Tamil audiences, however, are likely to have themselves a lot more fun. It’s not just the pitch-perfect reproduction of the cherished traditions of Tamil cinema – the “minor chain” on the villain’s neck, or the anni (riotously subtitled “elder sister-in-law”) whose sole function is to flash indulgent smiles.
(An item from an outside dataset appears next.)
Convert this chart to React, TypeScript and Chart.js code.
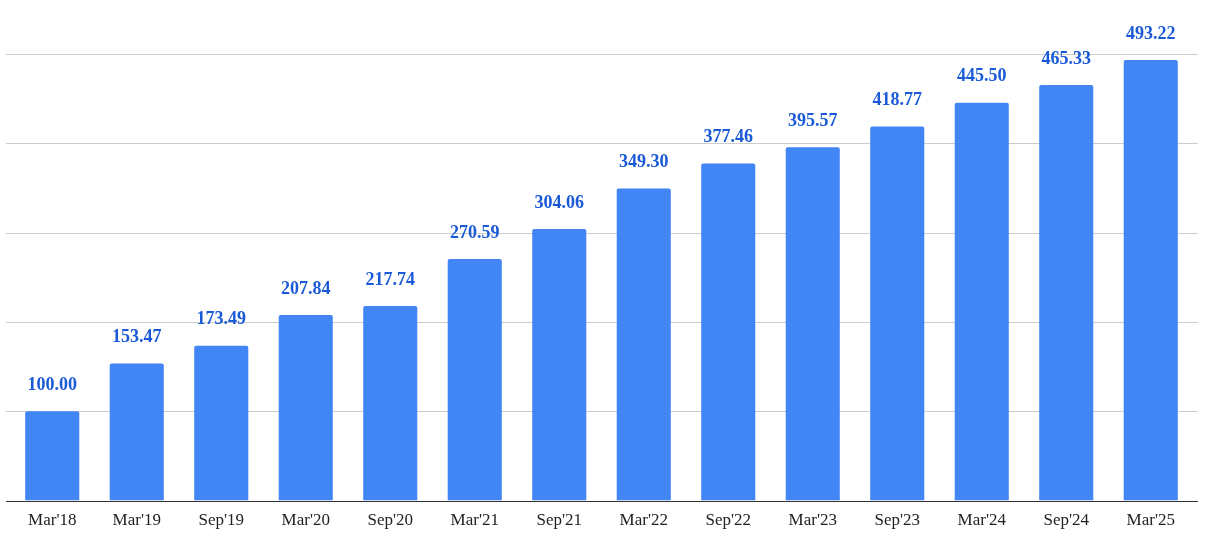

It’s also the South Indian hero’s refusal to kill the North Indian villain before educating the latter about the intricacies of the Tamil letter “zha,” as also the subtitles that are doubly hilarious when you remember the original lines from a hundred older Tamil films. (“Is she an ancestral property of your father?) What thrilled me most was the inclusion of an old TM Soundararajan number from Sivaji Ganesan’s Neela Vaanam. “Oh little flower, see your lover,” it goes, and it’s a small stroke of genius to have included this instance of a “pop” song that, like the films spoofed here, must once have seemed oh-so-cool but is so laughably dated today. What, though, will a non-Tamil audience make of all this?
ONE OF THE DIFFERENCES BETWEEN the Hollywood comedy and the Bollywood kind (exemplified by, say, Govinda and David Dhawan) is that the latter is typically a loose collection of set pieces while the former has the well-oiled sheen of a professional product. The scenes segue neatly into one another, the actors have graphs you care about, and there’s almost always a setup in the first act (in this case, a eulogy at a patriarch’s funeral, which explodes into chaos) that finds a payoff in the third. This difference is on display in K Murali Mohan Rao’s Daddy Cool, an “official” remake of Death at a Funeral, which is much better than what the cast (Suniel Shetty, Aftab Shivdasani, Jaaved Jaffery) leads you to expect. I’m very partial to scatological humour, so my inner 12-year-old split his sides at a poop joke involving Prem Chopra, but I was also pleasantly surprised that Tulip Joshi managed an empathetic performance that elevates her amidst this ensemble. Movies, sometimes, surprise you in the strangest ways.